The iconic examples of this phenomenon were the Brothers Grimm, Jacob and Wilhelm, who were both expert philologists and avid collectors of German folk tales. The Brothers Grimm collected dozens of folk (“fairy”) tales and published them in the first definitive collection in German. Many of those tales, from Sleeping Beauty to Cinderella, are best known in American culture thanks to their adaptation as animated films by Walt Disney in the twentieth century, but they were famous already by the mid-nineteenth. The Brothers Grimm also undertook an enormous project to compile a comprehensive German dictionary, not only containing every German word but detailed etymologies (they did not live to see its completion; the third volume E – Forsche was published shortly before Jacob’s death).
The Grimm brothers were the quintessential Romantic nationalists. Many Romantics like them believed that nations had spirits, which were invested with the core identity of their “people.” The point of the Grimm brothers’ work was reaching back into the remote past to grasp the “essence” of what it meant to be “German.” At the time, there was no country called Germany, and yet romantic nationalists like the Grimms believed that there was a kind of German soul that lived in old folk songs, the German language, and German traditions. They worked to preserve those things before they were further “corrupted” by the modern world.

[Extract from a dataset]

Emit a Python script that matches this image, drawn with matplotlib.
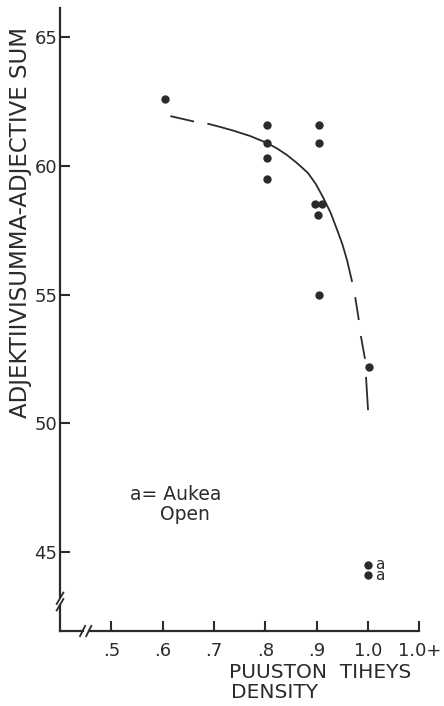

In many cases, romantic nationalists did something that historians later called “inventing traditions.” One iconic example is the Scottish kilt. Scots had worn kilts since the sixteenth century, but there was no such thing as a specific color and pattern of plaid (a “tartan”) for each family or clan. The British government ultimately assigned tartans to a new class of soldier recruited from Scotland: the Highland Regiments, with the wider identification of tartan and clan only emerging in the first few decades of the nineteenth century. The point was instilling a nationalist pride in a specific group of military recruits, not celebrating an “authentic” Scottish tradition. Likewise, in some cases folk tales and stories were simply made up in the name of nationalism. The great epic story of Finland, the Kalevala, was written by a Finnish intellectual in 1827; it was based on actual Finnish legends, but it had never existed as one long story before.
The point is not, however, to emphasize the falseness of the folk movement or invented traditions, but to consider why people were so intent on discovering (and, if necessary, inventing) them. Romanticism was, among other things, the search for stable points of identity in a changing world. Likewise, folk traditions – even those that were at least in part invented or adapted – became a way for early nationalists to identify with the culture they now connotated with the nation. It is no coincidence that the vogue for kilts in Scotland, ones now identified with clan identity, emerged for the first time in the 1820s rather than earlier.